When pro-European voters are in the majority outside Europe but the minority in it

This is what emerges from two very recent general elections. On 28 September in Moldova, the pro-European ‘Action and Solidarity’ party (PAS) romped home with a shade over 50% of votes cast (see EUROPE B13719 A15). Six days later in the Czech Republic, the ‘Association of Dissatisfied Citizens’ (ANO) scored a comprehensive win over ‘Ensemble’, the movement led by the outgoing Prime Minister Petr Fiala: 34.5% compared to 23.4%. With 80 seats out of 200, ANO, led by billionaire Andrej Babiš, may be able to put together a majority with two far-right parties (see EUROPE B13724 A30.) If this comes to pass, the country will share some striking similarities with its neighbour, Slovakia.

The Republic of Moldova (three million inhabitants), which is neighbours with Ukraine and Romania and is already linked to the European Union by an association agreement (2016), obtained the status of accession candidate in June 2022. Negotiations opened in June 2024. The majority of the population is in favour of the EU, but in the constitutional referendum on the subject, which was held in October 2024, approval hung by a thread (0.7%). On 3 November of the same year, the President of the Republic, Maia Sandu, was re-elected in the second round of voting with 55.5%, after a period of considerable suspense. All these elections took place against the backdrop of a hybrid war waged by Russia, plus the fact that there is an entirely Russian-speaking parcel of the country, Transnistria (whose self-proclaimed independence goes unrecognised by the international community). On the other hand, the pro-European side can count on the votes of the diaspora.

The Moldovans have manifestly stood shoulder to shoulder with their Ukrainian neighbours since the outbreak of the war, taking in many refugees. In view of the extremely tense geopolitical situation, the European Union has been unstinting in its ought to Moldova. The country has become the second-largest beneficiary of the ‘European Peace Facility’, which aims to reinforce its military resources. Additionally, a ‘Reform and Growth Facility”, with an envelope of nearly 2 billion euros, was adopted by the European Parliament and the Council of the EU in March of this year.

The frequent visits of European leaders to Chişinău and the fact that the European Parliament has recently opened an office in the capital have also helped to make the country’s European options more appealing. On the basis of the recent election results, the pro-Russian bloc now represents just a third of the electorate. To guarantee the democratic nature of the elections of 28 September, considerable mechanisms had to be set in place to block interference from Russia (vote-purchasing, intimidation, cyber-attacks, activation of social networks, etc.), which represented a considerable investment (see EUROPE B 13722 A3).

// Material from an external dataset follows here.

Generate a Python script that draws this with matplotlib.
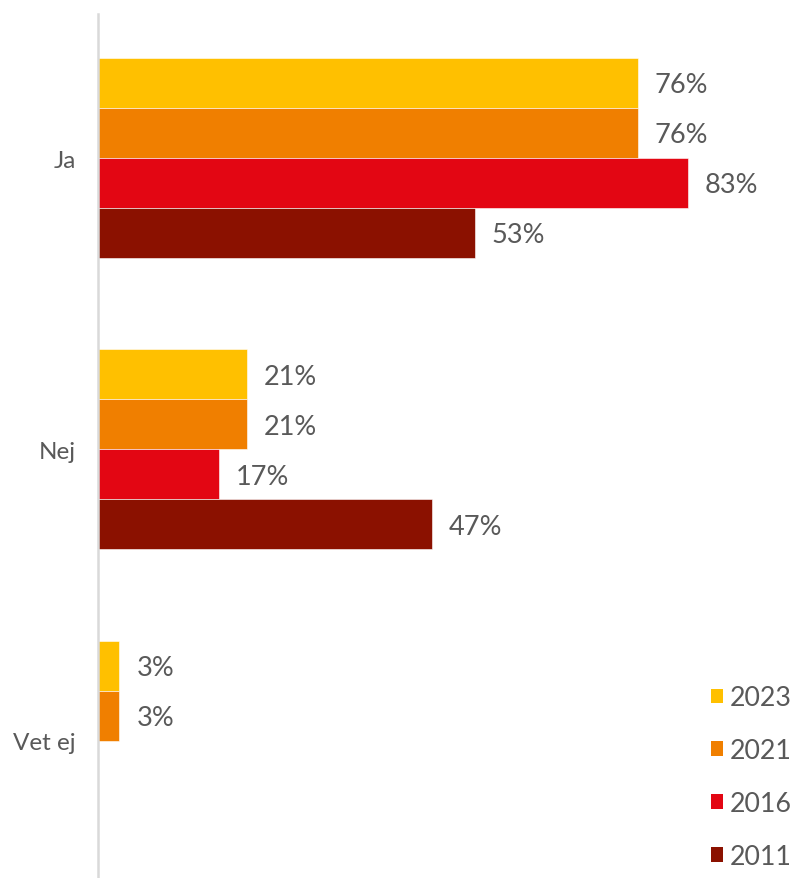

The situation in the Czech Republic (11 million inhabitants) could scarcely be more different. A member of NATO since 1999, it joined the European Union in 2004 after a highly favourable referendum: more than 77% voted ‘yes’. Its economic health is in far better shape than Moldova’s. The country’s enthusiasm for Europe started to wane in the middle of last decade, when individuals in high places opposed the adoption of the euro: President Zeman in 2015, then Prime Minister Babiš in 2017. Babiš, who is known as the ‘Czech Trump’, famously rejoices in a colossal personal fortune and is suspected of a range of irregular activities, even being named in the ‘Pandora Papers’. No friend to the European Green Deal or migration policy, he was nonetheless defeated in the general elections of 2021, then ran unsuccessfully for the Presidency of the Republic.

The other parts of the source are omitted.